------ DATA PROVIDED ------

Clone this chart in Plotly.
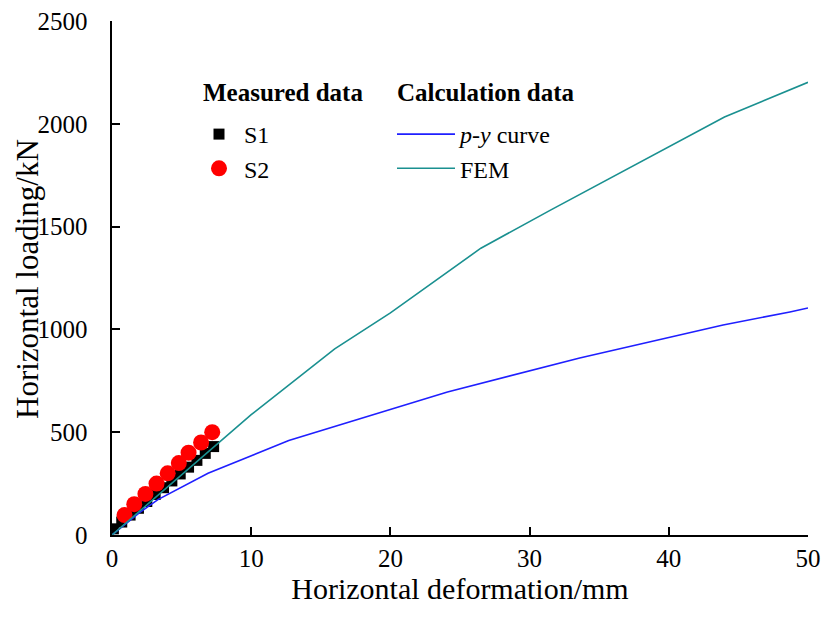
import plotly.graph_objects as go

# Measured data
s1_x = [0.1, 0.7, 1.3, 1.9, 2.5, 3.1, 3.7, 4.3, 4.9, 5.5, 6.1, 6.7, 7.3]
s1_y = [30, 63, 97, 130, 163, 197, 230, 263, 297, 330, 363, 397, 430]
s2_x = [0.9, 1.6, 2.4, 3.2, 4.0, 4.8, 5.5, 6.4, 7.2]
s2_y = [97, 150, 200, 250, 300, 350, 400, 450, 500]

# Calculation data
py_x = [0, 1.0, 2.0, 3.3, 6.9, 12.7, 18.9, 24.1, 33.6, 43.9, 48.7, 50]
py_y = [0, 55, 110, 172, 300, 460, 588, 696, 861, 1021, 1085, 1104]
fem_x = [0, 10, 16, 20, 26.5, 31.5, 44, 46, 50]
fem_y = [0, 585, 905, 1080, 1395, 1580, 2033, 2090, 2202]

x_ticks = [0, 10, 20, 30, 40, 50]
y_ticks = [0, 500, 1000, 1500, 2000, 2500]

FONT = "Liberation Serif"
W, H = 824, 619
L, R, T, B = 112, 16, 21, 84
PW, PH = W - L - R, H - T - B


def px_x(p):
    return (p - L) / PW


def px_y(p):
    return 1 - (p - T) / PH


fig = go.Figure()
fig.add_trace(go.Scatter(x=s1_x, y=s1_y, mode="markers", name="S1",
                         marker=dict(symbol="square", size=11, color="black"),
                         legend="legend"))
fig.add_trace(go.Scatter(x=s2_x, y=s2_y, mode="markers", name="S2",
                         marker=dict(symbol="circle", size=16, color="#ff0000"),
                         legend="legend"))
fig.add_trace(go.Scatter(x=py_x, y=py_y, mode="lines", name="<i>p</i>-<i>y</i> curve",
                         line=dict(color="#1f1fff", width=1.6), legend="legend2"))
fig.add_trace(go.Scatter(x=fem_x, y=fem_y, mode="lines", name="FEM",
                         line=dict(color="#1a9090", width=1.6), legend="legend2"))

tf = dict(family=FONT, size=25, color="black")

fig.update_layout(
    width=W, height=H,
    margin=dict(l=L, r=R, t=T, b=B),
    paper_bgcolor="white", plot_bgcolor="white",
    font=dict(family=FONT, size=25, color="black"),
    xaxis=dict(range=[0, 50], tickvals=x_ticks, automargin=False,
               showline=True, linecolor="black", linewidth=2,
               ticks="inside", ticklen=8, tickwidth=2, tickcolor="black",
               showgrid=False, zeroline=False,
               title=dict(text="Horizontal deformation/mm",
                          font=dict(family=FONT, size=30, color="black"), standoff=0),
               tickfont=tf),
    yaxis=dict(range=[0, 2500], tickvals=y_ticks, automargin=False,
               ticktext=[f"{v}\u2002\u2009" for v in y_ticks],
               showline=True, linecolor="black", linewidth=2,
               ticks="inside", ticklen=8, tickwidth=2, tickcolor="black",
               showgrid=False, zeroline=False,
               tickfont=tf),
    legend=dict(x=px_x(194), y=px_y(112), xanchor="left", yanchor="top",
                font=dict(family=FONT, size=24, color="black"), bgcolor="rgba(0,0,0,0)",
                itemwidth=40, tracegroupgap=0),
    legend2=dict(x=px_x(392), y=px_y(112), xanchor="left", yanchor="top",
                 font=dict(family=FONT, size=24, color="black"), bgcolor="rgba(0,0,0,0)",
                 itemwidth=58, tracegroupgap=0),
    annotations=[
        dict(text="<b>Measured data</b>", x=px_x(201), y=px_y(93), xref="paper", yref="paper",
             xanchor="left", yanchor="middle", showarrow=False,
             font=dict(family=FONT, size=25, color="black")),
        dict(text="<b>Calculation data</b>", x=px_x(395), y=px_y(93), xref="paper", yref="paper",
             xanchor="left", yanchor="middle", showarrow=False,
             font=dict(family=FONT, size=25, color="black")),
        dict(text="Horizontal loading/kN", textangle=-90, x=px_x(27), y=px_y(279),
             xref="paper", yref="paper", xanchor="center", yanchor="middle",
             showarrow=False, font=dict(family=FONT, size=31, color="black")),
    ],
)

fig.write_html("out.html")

------

**AIM OF THE EXERCISE:**
Restate the data word for word from its first line through the line with "import plotly.graph_objects as go", leaving out any picture along the way.

**COMPLETE OUTPUT:**
Clone this chart in Plotly.
import plotly.graph_objects as go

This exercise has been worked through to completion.